Prompt:
Go through the listing and return every line with "that" in it.

Data for this exercise:
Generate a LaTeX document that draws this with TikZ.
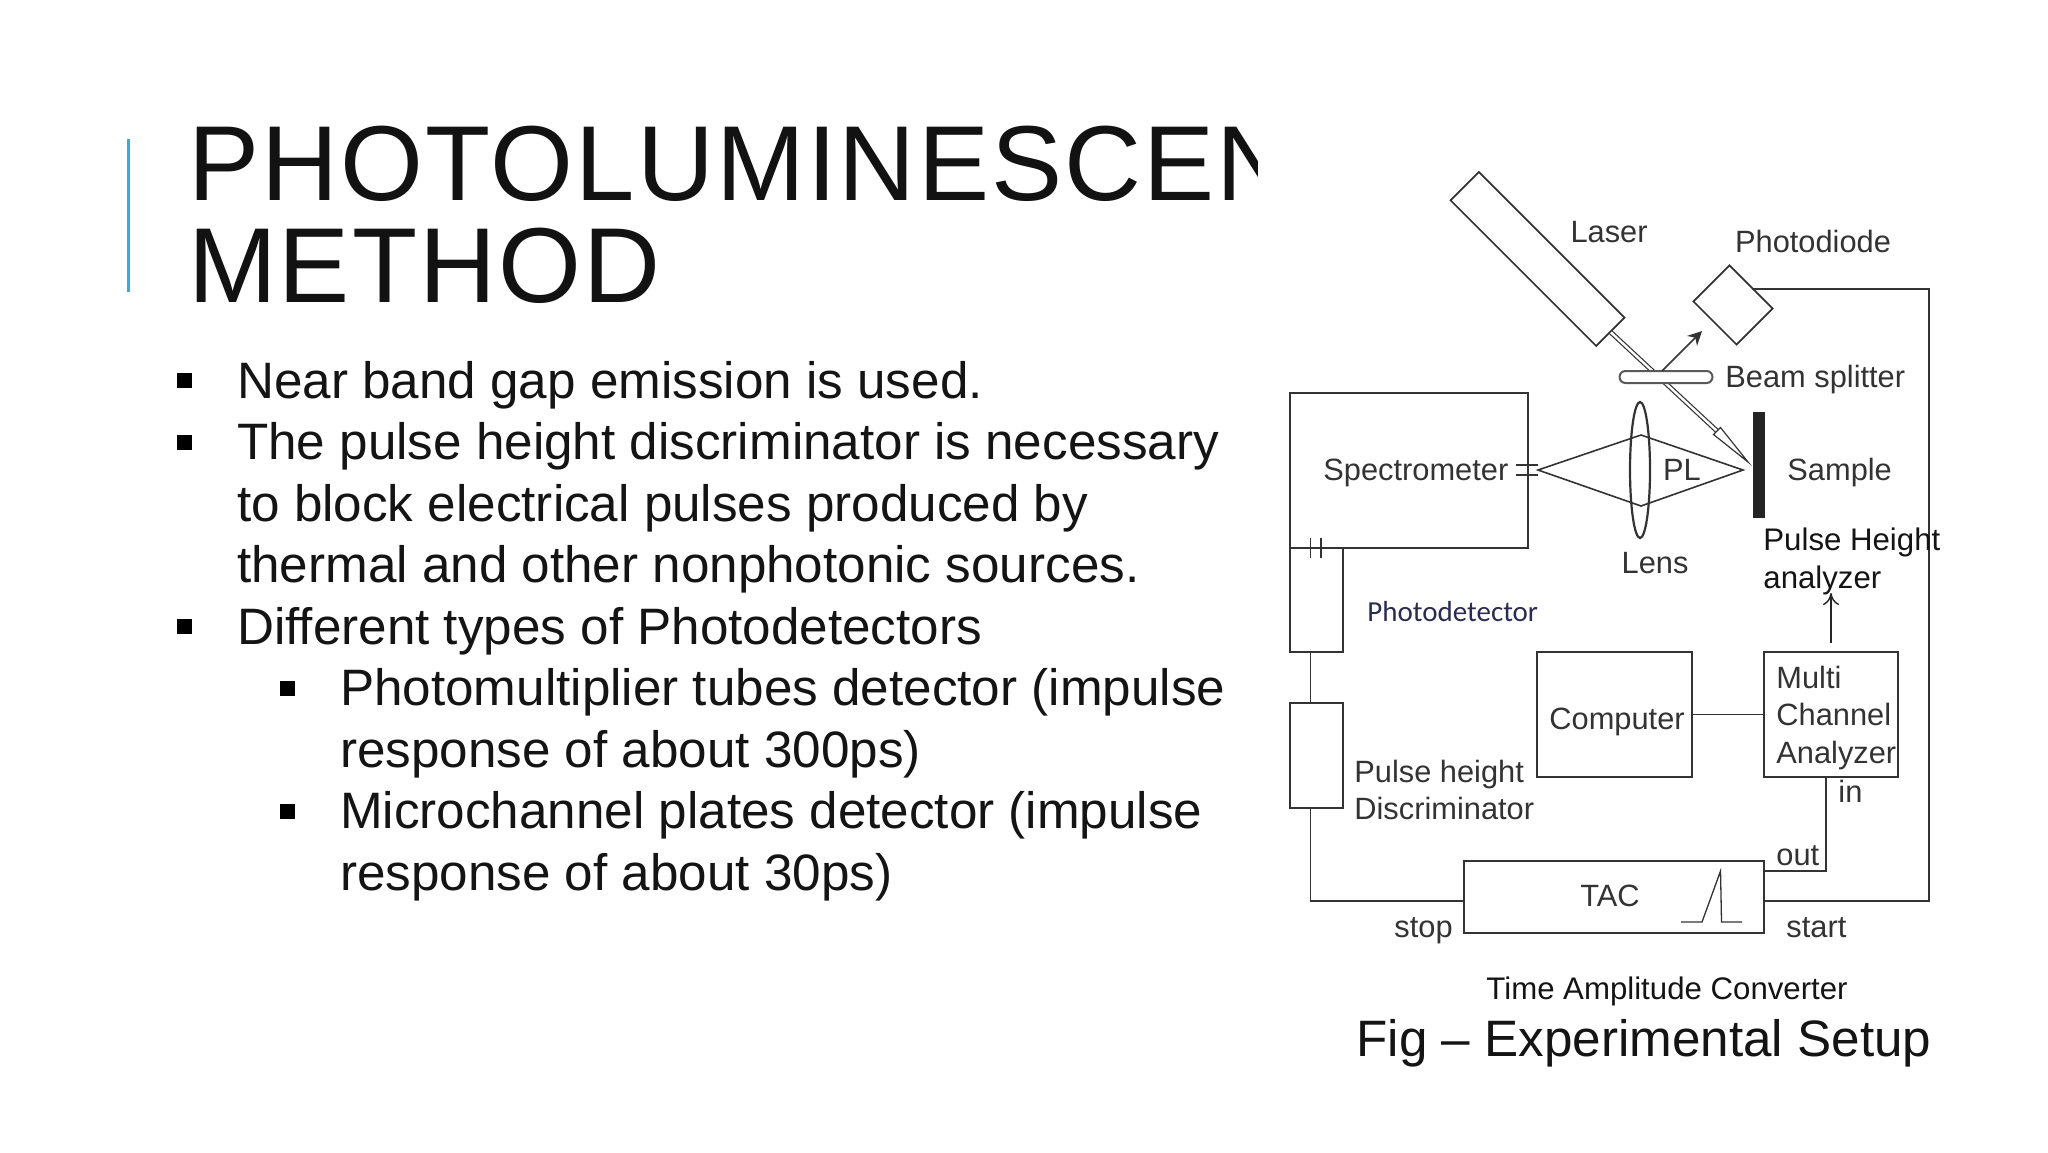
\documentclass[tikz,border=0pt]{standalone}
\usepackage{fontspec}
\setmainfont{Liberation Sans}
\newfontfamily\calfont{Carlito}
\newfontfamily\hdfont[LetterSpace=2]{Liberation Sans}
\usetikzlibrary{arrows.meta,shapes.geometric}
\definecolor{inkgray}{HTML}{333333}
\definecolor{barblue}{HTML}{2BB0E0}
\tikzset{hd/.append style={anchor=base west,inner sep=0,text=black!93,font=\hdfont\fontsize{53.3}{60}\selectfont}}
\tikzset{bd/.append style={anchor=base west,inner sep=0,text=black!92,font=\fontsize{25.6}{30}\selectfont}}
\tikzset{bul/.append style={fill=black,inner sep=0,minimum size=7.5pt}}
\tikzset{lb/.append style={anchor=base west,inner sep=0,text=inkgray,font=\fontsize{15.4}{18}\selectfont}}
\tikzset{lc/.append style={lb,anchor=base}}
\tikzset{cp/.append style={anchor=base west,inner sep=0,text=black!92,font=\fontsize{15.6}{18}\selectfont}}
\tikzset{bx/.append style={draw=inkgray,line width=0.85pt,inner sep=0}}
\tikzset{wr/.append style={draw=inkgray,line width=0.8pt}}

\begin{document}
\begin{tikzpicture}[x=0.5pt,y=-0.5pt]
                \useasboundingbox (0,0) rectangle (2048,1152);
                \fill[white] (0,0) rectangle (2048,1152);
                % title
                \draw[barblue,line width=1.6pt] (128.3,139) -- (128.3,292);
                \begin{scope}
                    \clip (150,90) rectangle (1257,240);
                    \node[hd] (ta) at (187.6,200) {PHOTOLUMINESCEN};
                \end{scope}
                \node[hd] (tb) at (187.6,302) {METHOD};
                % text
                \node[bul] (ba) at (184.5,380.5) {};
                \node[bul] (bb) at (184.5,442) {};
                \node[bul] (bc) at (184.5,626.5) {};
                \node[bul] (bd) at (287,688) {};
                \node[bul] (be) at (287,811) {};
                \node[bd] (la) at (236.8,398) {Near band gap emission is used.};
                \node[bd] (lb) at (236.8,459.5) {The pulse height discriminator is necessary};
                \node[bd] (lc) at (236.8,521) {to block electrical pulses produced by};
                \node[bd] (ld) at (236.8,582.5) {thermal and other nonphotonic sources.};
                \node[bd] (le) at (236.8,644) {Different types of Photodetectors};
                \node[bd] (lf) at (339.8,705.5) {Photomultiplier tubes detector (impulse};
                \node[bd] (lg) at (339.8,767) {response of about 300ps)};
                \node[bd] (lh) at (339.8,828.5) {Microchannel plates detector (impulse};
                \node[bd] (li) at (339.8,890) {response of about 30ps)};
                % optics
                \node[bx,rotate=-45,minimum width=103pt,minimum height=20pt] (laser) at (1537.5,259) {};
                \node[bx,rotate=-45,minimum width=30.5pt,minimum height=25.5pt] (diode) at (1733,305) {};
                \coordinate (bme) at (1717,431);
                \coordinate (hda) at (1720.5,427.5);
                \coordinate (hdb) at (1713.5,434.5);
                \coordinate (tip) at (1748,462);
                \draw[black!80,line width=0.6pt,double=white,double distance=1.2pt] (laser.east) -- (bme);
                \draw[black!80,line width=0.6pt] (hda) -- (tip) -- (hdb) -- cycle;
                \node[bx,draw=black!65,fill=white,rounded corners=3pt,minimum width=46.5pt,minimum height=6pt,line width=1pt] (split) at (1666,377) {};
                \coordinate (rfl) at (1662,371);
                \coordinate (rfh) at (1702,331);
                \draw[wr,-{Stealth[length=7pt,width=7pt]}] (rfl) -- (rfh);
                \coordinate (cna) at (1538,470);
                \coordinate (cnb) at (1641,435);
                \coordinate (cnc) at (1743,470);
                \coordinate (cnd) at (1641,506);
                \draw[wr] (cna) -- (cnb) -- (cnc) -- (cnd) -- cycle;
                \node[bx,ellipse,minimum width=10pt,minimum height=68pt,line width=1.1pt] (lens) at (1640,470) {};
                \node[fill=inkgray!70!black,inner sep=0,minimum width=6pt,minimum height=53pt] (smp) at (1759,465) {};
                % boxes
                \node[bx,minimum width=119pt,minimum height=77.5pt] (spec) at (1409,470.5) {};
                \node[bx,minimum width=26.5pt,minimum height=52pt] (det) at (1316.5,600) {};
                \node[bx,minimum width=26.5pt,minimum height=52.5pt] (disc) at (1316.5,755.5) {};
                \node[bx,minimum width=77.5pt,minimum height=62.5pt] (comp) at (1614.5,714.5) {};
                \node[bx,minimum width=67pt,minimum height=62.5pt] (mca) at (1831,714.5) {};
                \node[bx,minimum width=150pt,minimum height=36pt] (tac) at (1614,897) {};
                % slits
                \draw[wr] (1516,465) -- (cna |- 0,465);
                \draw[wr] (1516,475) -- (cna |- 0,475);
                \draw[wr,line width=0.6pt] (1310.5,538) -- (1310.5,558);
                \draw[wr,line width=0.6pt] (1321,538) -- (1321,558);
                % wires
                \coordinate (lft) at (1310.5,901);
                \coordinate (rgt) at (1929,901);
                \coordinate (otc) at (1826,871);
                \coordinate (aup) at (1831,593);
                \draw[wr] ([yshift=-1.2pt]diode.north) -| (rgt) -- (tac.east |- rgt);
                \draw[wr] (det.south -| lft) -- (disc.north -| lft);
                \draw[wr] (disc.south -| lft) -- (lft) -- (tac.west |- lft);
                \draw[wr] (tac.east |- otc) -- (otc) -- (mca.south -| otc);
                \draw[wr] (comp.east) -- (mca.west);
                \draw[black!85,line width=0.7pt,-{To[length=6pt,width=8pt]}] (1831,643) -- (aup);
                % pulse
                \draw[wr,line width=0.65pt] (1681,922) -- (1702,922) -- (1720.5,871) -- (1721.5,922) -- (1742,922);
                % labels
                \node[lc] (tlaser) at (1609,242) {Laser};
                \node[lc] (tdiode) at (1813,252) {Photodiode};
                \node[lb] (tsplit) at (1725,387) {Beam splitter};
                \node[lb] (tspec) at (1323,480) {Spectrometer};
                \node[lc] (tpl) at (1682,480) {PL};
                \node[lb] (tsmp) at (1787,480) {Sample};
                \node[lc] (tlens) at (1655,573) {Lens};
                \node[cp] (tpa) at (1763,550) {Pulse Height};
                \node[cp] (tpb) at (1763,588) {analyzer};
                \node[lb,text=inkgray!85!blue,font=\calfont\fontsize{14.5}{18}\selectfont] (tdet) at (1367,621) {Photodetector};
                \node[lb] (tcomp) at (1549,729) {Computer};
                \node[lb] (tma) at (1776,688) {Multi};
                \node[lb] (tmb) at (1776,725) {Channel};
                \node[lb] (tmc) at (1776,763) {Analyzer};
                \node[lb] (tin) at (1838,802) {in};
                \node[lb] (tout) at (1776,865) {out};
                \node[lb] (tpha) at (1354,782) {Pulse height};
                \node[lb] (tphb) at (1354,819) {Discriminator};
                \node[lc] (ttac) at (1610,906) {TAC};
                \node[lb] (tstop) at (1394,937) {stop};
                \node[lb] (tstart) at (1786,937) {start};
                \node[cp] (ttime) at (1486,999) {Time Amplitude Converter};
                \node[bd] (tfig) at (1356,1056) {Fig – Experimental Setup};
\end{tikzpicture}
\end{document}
* * *
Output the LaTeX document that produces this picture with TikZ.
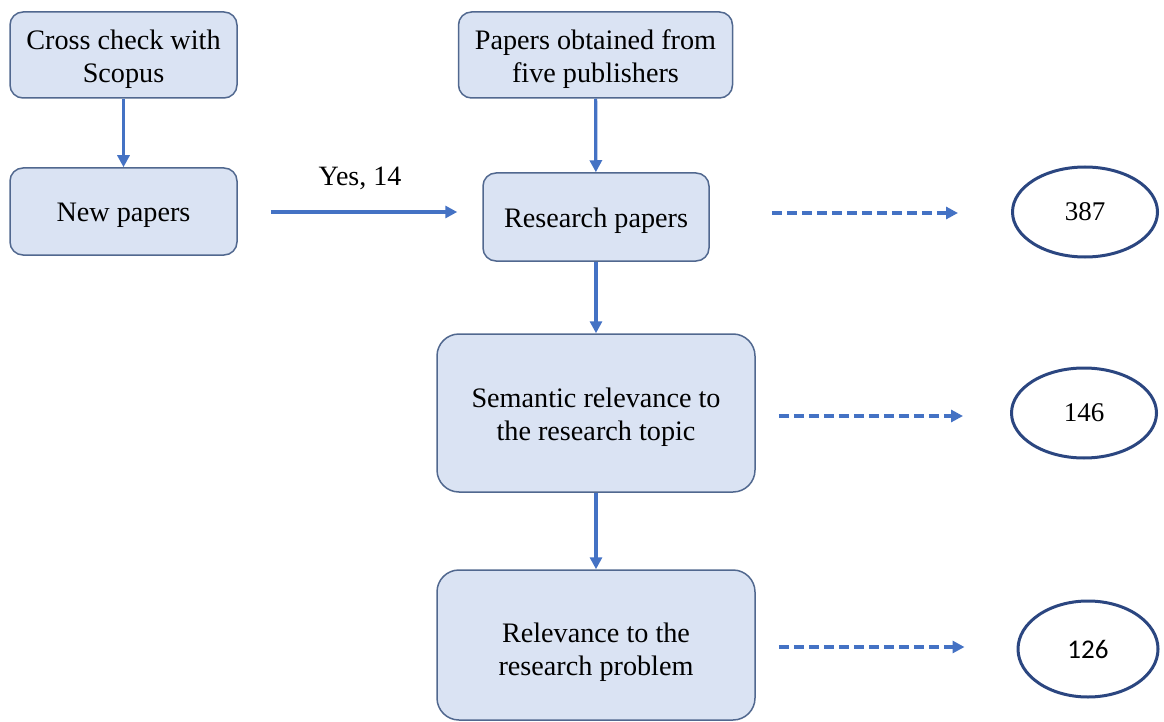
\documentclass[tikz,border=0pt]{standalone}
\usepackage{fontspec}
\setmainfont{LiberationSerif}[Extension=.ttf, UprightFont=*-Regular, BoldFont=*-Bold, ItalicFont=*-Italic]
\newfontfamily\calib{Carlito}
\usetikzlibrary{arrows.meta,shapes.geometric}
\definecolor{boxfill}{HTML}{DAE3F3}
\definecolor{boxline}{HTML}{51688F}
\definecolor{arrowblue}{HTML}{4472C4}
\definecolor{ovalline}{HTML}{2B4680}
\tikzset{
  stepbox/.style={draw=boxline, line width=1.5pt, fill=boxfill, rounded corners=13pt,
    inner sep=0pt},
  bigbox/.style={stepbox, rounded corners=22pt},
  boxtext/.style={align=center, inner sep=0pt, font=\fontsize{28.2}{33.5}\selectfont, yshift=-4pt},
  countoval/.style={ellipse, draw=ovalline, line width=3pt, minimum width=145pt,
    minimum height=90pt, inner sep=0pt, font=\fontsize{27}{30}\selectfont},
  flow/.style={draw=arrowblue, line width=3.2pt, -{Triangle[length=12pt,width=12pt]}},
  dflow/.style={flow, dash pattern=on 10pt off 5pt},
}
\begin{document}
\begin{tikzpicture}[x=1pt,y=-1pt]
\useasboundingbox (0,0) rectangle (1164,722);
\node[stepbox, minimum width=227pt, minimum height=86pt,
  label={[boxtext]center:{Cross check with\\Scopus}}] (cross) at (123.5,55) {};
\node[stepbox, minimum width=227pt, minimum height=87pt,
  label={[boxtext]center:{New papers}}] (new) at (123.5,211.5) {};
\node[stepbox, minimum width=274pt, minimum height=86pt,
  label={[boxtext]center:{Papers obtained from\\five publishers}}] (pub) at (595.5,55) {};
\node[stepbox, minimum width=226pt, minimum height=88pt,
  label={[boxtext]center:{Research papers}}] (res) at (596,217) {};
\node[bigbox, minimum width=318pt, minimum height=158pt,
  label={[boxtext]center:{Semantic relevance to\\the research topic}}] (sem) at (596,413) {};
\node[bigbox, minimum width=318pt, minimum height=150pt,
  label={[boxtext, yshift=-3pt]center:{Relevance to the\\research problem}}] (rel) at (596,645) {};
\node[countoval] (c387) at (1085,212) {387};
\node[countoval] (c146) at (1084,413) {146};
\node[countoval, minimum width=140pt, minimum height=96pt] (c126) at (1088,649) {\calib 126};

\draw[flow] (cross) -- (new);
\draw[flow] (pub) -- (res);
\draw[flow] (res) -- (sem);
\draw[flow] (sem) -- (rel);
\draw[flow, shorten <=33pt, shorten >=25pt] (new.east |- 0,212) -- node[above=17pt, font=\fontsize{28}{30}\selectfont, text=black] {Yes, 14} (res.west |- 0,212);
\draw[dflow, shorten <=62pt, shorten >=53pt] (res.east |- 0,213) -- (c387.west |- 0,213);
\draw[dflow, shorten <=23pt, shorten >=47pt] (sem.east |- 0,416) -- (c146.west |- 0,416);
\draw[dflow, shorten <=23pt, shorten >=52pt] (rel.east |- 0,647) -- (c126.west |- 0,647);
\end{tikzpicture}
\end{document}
---
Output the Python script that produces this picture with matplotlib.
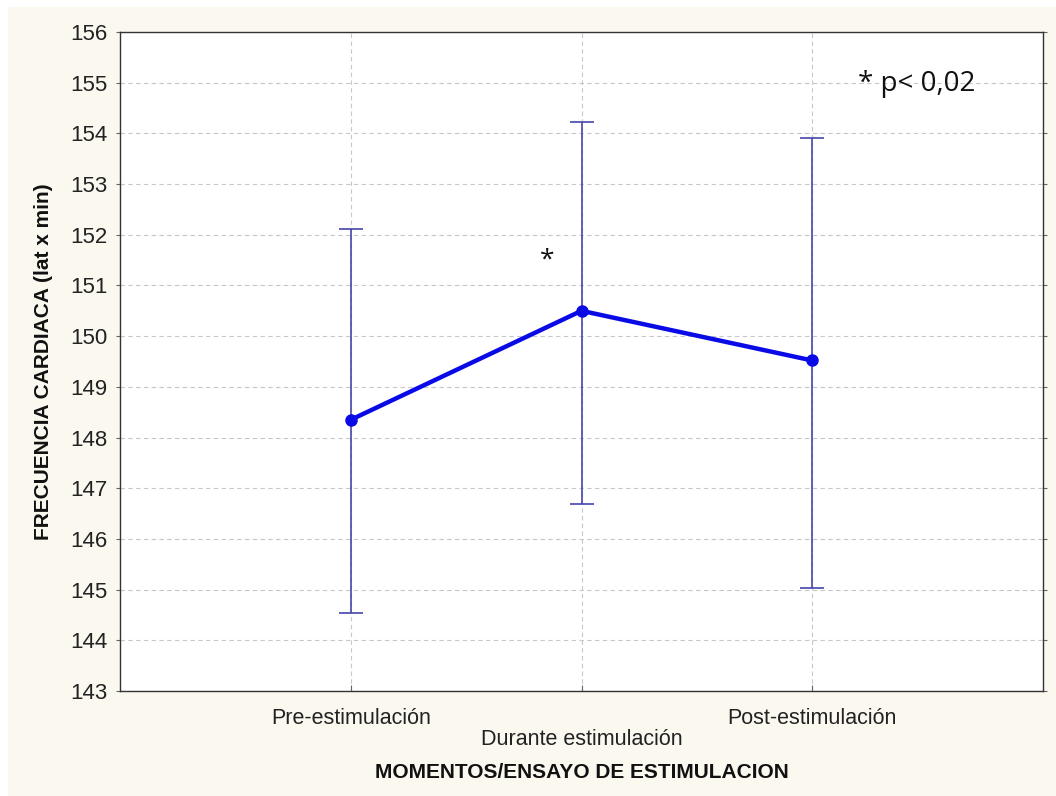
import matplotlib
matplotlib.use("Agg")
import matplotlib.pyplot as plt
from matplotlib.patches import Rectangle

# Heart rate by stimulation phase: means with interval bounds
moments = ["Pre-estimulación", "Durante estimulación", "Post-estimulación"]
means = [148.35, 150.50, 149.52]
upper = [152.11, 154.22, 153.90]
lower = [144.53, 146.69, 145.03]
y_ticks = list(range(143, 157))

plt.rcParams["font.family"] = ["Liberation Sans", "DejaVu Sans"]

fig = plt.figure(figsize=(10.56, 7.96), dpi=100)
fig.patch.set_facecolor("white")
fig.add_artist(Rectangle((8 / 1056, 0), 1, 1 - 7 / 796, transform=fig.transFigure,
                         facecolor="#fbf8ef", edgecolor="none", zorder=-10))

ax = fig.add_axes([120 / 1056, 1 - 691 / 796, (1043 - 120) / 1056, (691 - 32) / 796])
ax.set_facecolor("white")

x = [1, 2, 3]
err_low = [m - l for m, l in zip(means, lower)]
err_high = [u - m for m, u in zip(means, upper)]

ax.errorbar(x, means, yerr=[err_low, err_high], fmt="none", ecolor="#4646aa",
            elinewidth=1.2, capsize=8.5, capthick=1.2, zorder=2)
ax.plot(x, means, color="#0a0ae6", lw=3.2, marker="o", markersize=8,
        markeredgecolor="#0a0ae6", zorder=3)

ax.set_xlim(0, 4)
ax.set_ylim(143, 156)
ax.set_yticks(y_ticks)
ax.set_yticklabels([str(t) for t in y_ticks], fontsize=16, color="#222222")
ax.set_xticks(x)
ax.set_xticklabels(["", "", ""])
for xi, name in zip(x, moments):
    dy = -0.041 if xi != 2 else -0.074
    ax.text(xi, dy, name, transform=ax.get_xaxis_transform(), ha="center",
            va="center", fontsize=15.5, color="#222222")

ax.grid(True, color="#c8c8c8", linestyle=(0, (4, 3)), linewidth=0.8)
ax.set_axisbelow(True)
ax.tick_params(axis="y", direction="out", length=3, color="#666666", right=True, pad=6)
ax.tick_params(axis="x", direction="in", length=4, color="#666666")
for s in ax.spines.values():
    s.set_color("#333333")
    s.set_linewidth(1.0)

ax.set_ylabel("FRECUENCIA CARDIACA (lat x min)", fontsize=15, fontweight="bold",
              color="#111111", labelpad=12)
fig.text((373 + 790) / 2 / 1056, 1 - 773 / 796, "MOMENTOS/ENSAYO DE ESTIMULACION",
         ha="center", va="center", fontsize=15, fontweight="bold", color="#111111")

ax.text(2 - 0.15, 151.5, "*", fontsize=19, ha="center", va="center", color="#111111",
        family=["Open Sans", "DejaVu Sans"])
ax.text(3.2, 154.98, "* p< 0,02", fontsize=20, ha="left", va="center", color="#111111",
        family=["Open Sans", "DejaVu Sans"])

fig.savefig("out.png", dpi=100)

Full output:
Generate a LaTeX document that draws this with TikZ.
Output the LaTeX document that produces this picture with TikZ.
Output the Python script that produces this picture with matplotlib.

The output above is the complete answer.